* START Extracted information *
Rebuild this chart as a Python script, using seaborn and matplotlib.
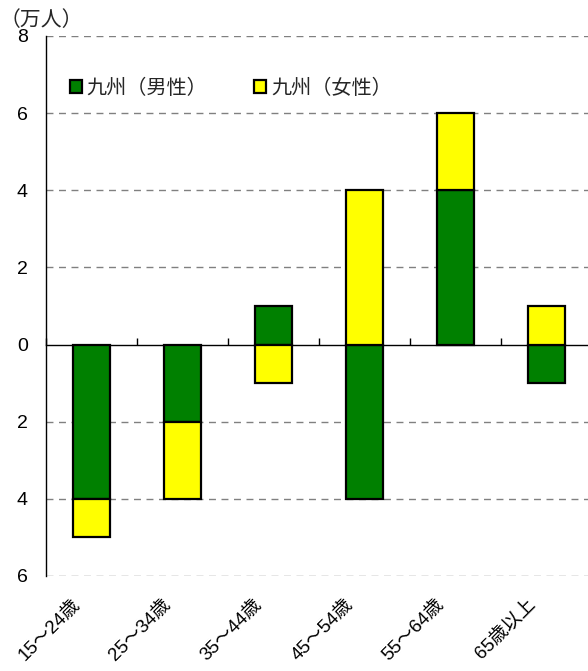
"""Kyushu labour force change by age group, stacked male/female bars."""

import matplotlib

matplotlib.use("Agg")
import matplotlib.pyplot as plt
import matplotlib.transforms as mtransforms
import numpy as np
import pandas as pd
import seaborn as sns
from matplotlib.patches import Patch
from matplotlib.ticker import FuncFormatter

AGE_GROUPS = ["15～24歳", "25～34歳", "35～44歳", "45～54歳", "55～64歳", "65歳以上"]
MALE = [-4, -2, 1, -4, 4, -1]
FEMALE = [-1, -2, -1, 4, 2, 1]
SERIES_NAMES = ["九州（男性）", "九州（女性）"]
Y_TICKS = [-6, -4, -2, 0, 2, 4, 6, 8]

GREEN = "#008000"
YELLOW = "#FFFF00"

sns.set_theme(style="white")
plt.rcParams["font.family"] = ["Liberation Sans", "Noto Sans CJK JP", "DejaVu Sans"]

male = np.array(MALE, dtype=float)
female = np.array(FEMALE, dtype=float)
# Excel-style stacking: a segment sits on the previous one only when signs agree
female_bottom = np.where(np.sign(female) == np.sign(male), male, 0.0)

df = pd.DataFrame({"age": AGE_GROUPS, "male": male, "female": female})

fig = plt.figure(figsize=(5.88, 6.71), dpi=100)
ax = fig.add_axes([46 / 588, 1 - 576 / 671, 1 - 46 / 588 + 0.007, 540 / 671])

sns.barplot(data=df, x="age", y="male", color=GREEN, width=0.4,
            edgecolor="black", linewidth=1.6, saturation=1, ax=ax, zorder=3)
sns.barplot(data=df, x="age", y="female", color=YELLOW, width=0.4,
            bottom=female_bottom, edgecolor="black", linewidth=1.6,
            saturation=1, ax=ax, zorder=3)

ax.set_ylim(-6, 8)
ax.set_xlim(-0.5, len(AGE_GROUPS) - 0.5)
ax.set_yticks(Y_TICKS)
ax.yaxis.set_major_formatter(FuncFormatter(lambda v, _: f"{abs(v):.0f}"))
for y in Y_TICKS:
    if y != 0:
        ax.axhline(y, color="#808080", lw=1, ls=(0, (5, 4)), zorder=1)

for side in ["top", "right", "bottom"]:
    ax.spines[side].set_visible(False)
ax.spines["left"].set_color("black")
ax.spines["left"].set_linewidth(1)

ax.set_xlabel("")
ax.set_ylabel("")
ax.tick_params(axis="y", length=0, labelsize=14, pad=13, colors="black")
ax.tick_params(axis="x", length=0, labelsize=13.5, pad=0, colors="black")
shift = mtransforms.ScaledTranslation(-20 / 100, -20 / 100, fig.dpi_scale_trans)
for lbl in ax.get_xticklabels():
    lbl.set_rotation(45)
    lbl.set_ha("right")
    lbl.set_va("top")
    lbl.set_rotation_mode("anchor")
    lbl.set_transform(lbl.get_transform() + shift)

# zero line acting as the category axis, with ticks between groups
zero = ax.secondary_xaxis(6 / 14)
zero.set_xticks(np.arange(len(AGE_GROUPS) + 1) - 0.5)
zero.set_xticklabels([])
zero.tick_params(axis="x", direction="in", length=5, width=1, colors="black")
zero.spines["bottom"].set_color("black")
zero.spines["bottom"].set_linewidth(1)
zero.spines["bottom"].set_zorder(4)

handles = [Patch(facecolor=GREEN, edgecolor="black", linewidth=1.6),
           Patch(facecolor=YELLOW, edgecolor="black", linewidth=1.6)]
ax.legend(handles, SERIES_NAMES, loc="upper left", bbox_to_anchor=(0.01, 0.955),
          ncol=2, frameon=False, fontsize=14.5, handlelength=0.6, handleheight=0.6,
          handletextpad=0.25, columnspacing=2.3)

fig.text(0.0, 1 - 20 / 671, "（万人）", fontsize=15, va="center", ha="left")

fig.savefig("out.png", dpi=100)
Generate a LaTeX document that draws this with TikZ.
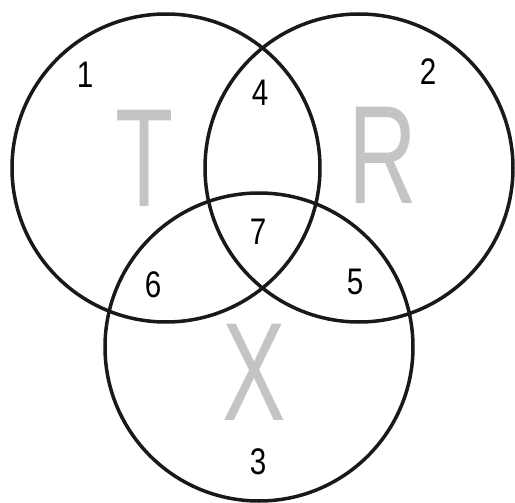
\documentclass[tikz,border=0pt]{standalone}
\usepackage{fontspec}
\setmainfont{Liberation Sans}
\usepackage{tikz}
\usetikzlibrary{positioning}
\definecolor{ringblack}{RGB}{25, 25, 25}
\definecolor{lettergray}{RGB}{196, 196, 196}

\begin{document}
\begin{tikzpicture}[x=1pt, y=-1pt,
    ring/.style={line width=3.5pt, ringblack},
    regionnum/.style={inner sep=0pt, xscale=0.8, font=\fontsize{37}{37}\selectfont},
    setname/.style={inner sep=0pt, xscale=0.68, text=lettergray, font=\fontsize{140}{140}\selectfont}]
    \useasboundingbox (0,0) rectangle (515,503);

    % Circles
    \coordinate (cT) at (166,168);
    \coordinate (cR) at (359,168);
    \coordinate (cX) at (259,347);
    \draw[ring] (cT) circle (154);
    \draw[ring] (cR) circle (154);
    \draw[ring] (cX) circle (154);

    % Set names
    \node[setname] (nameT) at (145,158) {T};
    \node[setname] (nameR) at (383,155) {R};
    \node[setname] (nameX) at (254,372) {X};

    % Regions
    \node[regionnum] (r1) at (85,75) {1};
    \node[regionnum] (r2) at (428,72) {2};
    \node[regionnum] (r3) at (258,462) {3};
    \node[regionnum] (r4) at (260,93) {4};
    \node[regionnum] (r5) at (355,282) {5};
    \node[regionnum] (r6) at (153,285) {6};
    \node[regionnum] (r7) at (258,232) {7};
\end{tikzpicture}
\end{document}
* END Extracted information *
Set problem:
Check each line above for the word "seaborn", and copy the lines where it appears.

Exercise solution:
Rebuild this chart as a Python script, using seaborn and matplotlib.
import seaborn as sns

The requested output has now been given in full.